Necati Doğru'nun yanlışları
Abone olEngin Ardıç bu kez de memleketin aydın tiplerini yakın merceğe aldı. Ardıç'a göre Bekir Coşkun ve Necati Doğru çok dürüst ve sevimli ama ideolojileri "haybeden"...
Orijinal konularda kalem oynatmayı çok seven Engin Ardıç'a
göre bazı Türk aydınları kişisel olarak dürüst ve namuslu
olmalarına karşın, siyasi pozisyon alışları son derece sakat.
Ardıç'ın kategorizasyona göre söylersek 'haybeden' sosyalist olan
bu kimler? Birlikte okuyalım:
Yazı: Engin Ardıç
Kaynak:
- Bizim memlekette belli bir aydın türü var, saçmalığı muhalefet
sanıyor... Bunlar sosyalist, fakat azıcık 'haybeden' sosyalist.
İşin kötüsü, hemen hepsi de sevdiğim adamlar.

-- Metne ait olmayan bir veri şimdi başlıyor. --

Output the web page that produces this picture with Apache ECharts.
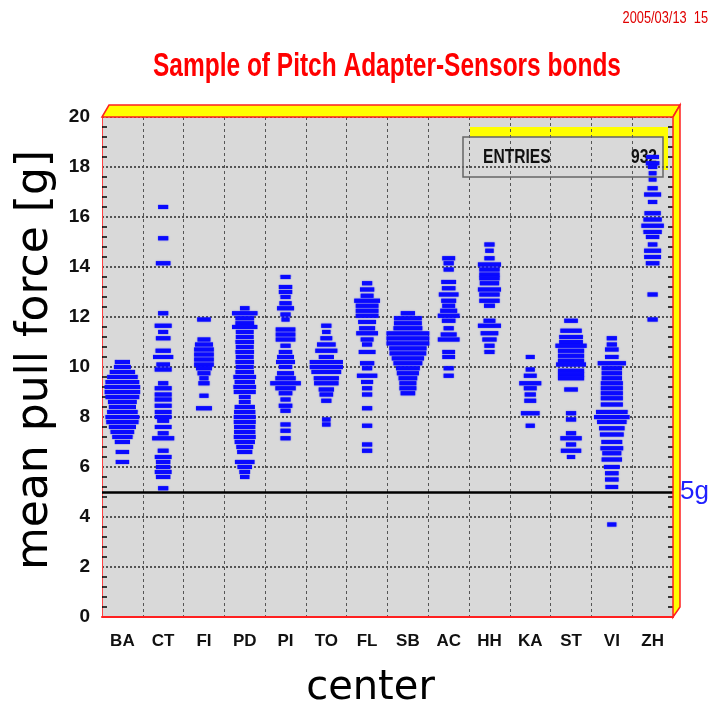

Al işte örnek... Sevgili dostum Ferhan Şensoy, Akşehir'de Nasreddin
Hoca kılığına girmiş ve demiş ki: 'Başbakanın 30 IQ'su var... Zaten
iki ayak üstüne basan herkeste bu IQ var... Bende 180 IQ
var...'
Ferhancığım, başbakanı günahın kadar sevmeyebilirsin, nefret
edebilirsin, gaddarca eleştirebilirsin, icraatını yerden yere
vurursun, fakat onun çok zeki ve işini bilir bir adam olduğunu
inkar edemezsin. Hakaret etmekle, ona aptal demekle muhalefet
yapmış olmuyorsun, yalnızca gülünç oluyorsun. Bunu da solculuk
sanıyorsun. Sen onu sıcaktan George W. Bush ile karıştırdın galiba,
o replik başka bir oyunda geçecekti!
Tıpkı, 'kalleş herif, Allahsız herif' sözlerinin de kimseyi
kurtaramadığı gibi, kötü çuvallamışsın.
(Bakalım şimdi kaç IQ düzeyinde kaç kişi de benim başbakana yağ
çektiğimi sanacak?)
Bekir Coşkun da bu tür aydınlarımızdan. Necati Doğru da öyle.

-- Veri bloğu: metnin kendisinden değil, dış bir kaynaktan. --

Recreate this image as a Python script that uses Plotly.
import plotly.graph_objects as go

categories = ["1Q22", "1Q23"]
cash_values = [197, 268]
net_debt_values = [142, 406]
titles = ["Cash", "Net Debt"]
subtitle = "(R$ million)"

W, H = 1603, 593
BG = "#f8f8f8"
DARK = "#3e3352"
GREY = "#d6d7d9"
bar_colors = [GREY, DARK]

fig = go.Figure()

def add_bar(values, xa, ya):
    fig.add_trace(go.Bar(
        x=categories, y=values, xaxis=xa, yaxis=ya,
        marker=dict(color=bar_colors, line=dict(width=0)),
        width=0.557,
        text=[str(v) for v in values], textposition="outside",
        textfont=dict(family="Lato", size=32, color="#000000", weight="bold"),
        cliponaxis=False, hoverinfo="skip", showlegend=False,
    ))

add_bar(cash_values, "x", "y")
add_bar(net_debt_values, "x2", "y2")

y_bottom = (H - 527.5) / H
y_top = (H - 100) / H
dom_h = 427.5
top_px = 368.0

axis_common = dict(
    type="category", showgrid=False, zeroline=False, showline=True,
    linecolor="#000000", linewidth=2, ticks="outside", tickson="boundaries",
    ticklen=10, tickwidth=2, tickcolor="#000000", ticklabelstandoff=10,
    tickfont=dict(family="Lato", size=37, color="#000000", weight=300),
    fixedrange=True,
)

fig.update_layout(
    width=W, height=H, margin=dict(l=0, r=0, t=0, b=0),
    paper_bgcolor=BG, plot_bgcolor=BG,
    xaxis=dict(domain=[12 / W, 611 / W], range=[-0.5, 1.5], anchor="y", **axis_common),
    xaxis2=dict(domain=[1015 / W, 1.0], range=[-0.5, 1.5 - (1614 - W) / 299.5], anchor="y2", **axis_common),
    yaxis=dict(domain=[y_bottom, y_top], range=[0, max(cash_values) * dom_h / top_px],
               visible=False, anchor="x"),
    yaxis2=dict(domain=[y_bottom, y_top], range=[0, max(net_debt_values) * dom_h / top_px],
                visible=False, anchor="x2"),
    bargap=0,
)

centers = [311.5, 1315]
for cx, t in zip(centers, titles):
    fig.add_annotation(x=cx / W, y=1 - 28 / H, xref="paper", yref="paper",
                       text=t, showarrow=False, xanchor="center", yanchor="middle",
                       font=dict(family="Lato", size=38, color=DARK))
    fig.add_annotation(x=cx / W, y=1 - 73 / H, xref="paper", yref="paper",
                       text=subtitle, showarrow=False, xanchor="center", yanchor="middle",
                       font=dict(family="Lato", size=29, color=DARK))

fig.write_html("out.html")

Bunlar sözleri sohbetleri yerinde, kafalı, namuslu, iyi
insanlardır. Fakat iş gazetecilik etmeye gelince, ota bota sürekli
karşı çıkıyorlar. Coşkun'a sorun, Atatürkçülük ayağından hala
Özal'a 'takıntılı' durumdadır.
Bu tür adamların, yürekleri güzel olsa bile 'fikriyyatı' son derece
basmakalıptır ve tornadan çıkmış gibi birbirine benzer: 1950
yılında karşı devrim olmuştur, 1971 ve 1980 yıllarında da
'bıraksalar' ne güzel sosyalist devrim olacaktı, Deniz Baykal
şöyledir böyledir ama gene de ona oy vermekten başka çare yoktur,
falan filan.
İşte Necati ağabey de, geçen gün İstanbul Belediye Reisi'ne
giydirmiş. Amaç, alavere dalavere, dönüp dolaşıp dincilere çatmak,
konunun kulpu da elbette şu ünlü İstanbul rehberi...
Fakat cehalet ile sosyalizm ne yazık ki uyumlu değil.

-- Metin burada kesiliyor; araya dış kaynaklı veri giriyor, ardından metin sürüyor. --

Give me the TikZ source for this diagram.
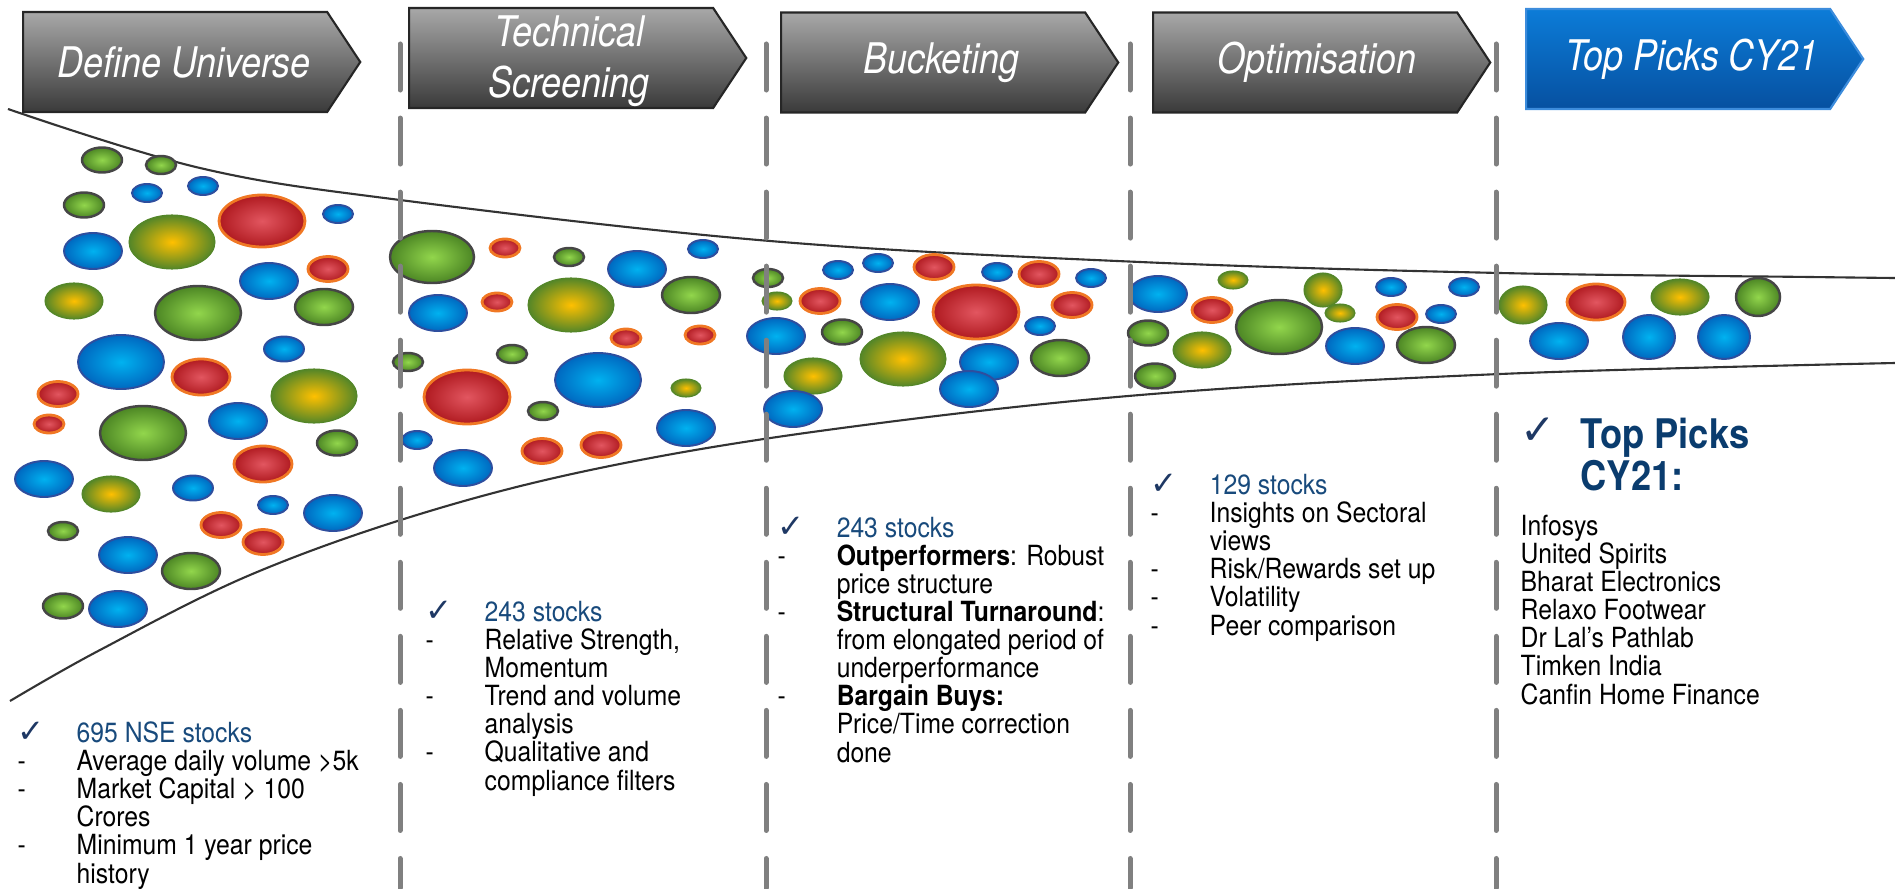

Necati ağabey, Atatürk dönemiyle İnönü dönemini fena halde
birbirine karıştırıyor ve Lütfi Kırdar'ı büyük adam kabul ediyor.
Neden? Sırf CHP'li olduğu için.
Haşim İşcan Geçidi'nin de o dönemde açıldığını sanacak kadar boş
bulunmuş, kırklı yıllarla altmışlı yılları birbirine
karıştırmış.
Necati ağabey, 'Maçka'nın, Teşvikiye'nin, Nişantaşı'nın da Kırdar
döneminde oluştuğunu' düşünecek kadar bilgisiz. Zahmet edip,
genellikle gazetecilere kültür hizmeti niyetine beleşe dağıtılan
eski İstanbul planlarından birine, örneğin 1922 tarihli Pervititch
sigorta planına baksa, cumhuriyetten önce hangi semtin ne durumda
olduğunu kabak gibi görecek.
Ancak, mimar Prost ile yazar Proust'u da birbirine karıştırmamak
şartıyla tabii!
Ağabey, o pek beğendiğin Açıkhava Tiyatrosu, berbat akustiği ve
çevre düzeniyle, en olmaması gereken yerdedir.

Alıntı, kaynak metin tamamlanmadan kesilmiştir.